* AIM OF THE TASK:
Reproduce the material below line by line, beginning with its first line and ending with the line that contains "const malesMeans = [csMeans[1], eoMeans[1], oMeans[1]];"; leave out pictures.

* DATASET EXCERPT:
┌──
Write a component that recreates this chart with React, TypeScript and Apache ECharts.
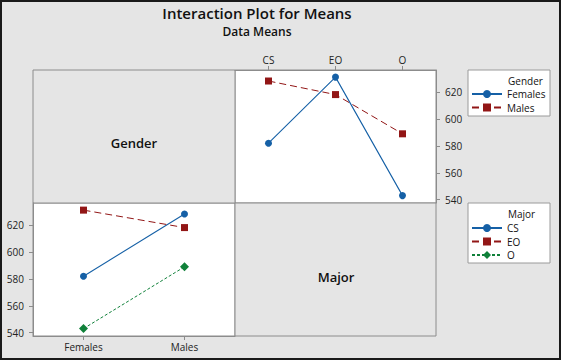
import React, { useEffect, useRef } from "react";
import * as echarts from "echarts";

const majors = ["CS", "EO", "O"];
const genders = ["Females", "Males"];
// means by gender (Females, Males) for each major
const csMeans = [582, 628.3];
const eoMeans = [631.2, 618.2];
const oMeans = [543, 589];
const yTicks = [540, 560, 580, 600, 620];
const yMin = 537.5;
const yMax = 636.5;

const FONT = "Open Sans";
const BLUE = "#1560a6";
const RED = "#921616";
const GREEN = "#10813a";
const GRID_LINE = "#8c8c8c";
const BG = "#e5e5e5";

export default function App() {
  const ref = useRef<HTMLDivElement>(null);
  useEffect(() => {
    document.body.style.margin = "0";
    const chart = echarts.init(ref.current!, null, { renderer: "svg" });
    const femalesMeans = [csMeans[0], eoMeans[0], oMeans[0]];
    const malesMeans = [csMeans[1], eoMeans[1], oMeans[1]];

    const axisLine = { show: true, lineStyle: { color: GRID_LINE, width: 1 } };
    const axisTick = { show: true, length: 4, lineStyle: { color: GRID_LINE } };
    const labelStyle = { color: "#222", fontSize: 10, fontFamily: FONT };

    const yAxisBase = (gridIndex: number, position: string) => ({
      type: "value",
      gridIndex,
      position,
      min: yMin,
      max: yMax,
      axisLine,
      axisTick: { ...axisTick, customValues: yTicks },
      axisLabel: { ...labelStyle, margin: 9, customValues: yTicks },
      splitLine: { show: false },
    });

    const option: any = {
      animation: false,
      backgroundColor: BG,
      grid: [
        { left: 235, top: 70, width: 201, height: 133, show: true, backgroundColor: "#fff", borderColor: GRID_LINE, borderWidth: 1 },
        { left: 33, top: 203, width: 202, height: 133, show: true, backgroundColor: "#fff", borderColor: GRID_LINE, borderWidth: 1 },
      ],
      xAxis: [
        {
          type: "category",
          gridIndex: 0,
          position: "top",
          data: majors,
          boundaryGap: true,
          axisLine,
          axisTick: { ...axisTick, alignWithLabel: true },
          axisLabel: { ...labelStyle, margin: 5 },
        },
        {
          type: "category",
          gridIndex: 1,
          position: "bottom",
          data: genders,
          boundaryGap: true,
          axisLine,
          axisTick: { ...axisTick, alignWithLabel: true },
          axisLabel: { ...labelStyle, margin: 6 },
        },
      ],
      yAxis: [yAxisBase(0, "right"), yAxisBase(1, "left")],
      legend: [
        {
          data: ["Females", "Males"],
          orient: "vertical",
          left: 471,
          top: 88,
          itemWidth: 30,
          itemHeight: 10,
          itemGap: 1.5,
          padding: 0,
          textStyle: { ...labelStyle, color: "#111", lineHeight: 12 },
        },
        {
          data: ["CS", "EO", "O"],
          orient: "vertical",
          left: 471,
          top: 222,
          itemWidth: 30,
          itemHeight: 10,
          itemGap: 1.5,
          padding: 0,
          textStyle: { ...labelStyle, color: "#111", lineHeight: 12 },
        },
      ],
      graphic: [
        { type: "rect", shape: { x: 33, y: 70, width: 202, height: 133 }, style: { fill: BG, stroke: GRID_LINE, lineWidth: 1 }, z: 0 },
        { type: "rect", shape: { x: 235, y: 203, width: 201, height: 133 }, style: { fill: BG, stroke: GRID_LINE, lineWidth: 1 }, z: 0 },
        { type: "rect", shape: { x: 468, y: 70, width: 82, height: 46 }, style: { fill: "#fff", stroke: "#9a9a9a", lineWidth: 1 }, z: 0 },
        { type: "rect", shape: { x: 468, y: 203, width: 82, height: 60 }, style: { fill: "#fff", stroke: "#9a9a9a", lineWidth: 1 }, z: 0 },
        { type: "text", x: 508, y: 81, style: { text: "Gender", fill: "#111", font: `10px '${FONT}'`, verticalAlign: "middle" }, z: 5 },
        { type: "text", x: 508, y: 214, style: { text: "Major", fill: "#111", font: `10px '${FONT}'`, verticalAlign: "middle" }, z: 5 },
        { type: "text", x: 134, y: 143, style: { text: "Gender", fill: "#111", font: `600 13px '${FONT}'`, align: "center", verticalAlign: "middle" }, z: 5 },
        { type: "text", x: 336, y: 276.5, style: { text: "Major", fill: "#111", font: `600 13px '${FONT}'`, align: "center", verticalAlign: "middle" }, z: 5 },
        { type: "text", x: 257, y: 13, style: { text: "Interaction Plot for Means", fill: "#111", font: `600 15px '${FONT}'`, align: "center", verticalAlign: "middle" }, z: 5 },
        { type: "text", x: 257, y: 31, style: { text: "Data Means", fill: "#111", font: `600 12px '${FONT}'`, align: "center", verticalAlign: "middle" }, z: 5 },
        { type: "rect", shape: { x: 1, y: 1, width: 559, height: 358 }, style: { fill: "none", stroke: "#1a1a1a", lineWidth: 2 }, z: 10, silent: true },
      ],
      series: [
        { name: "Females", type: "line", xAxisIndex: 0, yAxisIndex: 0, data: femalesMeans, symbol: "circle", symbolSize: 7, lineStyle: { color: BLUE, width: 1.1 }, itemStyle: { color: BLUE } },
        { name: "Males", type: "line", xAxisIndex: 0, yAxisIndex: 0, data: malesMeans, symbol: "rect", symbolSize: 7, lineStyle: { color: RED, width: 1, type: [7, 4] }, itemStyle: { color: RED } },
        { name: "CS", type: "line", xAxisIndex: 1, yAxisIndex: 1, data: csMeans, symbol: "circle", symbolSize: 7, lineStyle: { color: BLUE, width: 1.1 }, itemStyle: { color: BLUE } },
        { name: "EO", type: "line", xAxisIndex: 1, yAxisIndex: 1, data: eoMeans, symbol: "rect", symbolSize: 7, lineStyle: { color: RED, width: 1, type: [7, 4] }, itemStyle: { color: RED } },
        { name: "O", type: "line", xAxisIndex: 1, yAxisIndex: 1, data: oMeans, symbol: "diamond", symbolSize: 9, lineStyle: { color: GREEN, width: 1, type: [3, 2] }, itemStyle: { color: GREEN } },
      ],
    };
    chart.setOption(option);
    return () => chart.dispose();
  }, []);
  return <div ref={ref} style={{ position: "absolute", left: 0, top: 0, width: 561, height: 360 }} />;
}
└──
* THE RESPONSE:
Write a component that recreates this chart with React, TypeScript and Apache ECharts.
import React, { useEffect, useRef } from "react";
import * as echarts from "echarts";

const majors = ["CS", "EO", "O"];
const genders = ["Females", "Males"];
// means by gender (Females, Males) for each major
const csMeans = [582, 628.3];
const eoMeans = [631.2, 618.2];
const oMeans = [543, 589];
const yTicks = [540, 560, 580, 600, 620];
const yMin = 537.5;
const yMax = 636.5;

const FONT = "Open Sans";
const BLUE = "#1560a6";
const RED = "#921616";
const GREEN = "#10813a";
const GRID_LINE = "#8c8c8c";
const BG = "#e5e5e5";

export default function App() {
  const ref = useRef<HTMLDivElement>(null);
  useEffect(() => {
    document.body.style.margin = "0";
    const chart = echarts.init(ref.current!, null, { renderer: "svg" });
    const femalesMeans = [csMeans[0], eoMeans[0], oMeans[0]];
    const malesMeans = [csMeans[1], eoMeans[1], oMeans[1]];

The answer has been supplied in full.